A, Main Meetup Organizer: I'm sorry but because of your comment I have to ask, are you over 18 years of age? Because otherwise I'm sorry but we have an age limit of 18 and up.
Sia: I am nineteen years old, I wouldn't have signed up for the group if I was younger than eighteen, I just rely on my mom for some things.
A, Main Meetup Organizer: Alright so we are just worried that it will be awkward for your mother and possibly fellow meetup members if she is just sitting in the house reading a book. If she wants to join the game or has geeky interests herself that is a different matter, she is welcome to join the group as well.
She is more then welcome to drop you off and pick you up otherwise.
We have several people who are beginners at Magic so Chris will be helping them learn the basics.
We are a well established group (feel free to look through the photos, or past meetups) of 3 years now.
We have plenty of people with anxiety or other issues (Myself included, general anxiety disorder and panic attacks) so you don't need to worry about people judging you for anything like that.
If you have any other concerns don't hesitate to ask.
Sia: (Initial Response) Thank you, but I think I'll be sitting out on the Magic for now, I didn't know it entailed going through thousands of cards and printing out sixty for a deck (or buying a bunch of card packs to make the deck). I just assumed it was something that was easier and more economical to do.

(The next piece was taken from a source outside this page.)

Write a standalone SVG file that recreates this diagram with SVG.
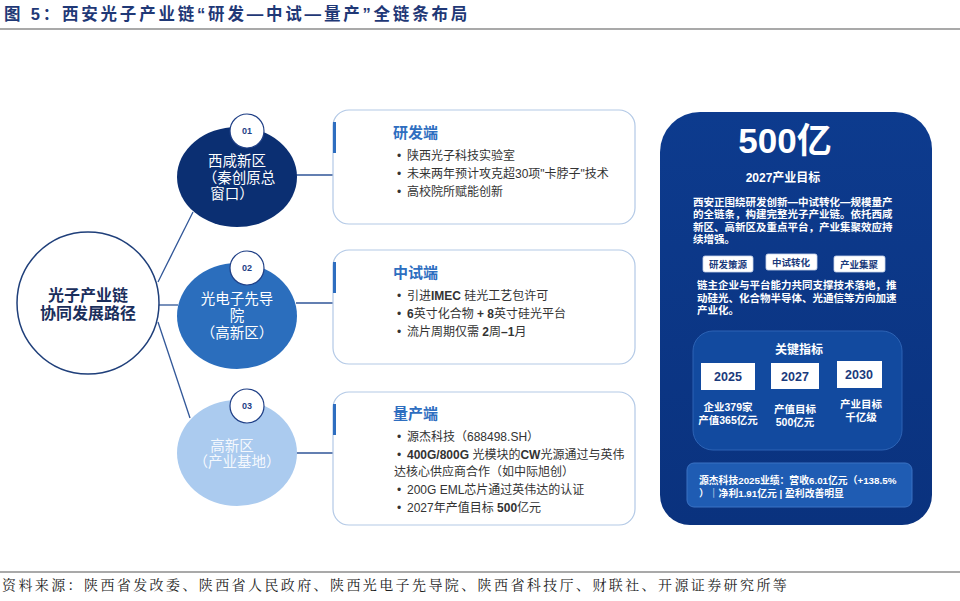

(New Response) I've given this much deliberation, and feel that I must tell you. You may understand your disorder, but that doesn't mean you understand how mine works or what my feelings are regarding meetups. Sure the nature of anxiety is similar, but if you were in my shoes you'd know that I have enough trouble talking to people when my mom is around as it is, and that without her I flounder and am on the verge of panic attacks when meeting people I don't know. This whole group is new, uncharted lands that I haven't familiarized myself with and I find myself unable to sleep at night when I think of meeting new people. Bringing my mom is a safety net in case I fall, so to speak. Without that net, I'm not going to be stepping out on a ledge since I feel that my fall won't be safe. I know logically that you're all probably nice people who I could get along with, but my brain still sends me panic signals when it involves social interaction despite this knowledge. If my mom came, she would be joining in on conversation like I would be and she would be fine and not judge anyone for their geekiness-she has her own geekiness that most humans possess (a strong, almost eccentric like/love for a certain subject or past time). I want to bring my mom with me because she is what helps me feel safe, not to make it awkward or to break rules, and if all of you can't understand that then I can't be a friend of yours.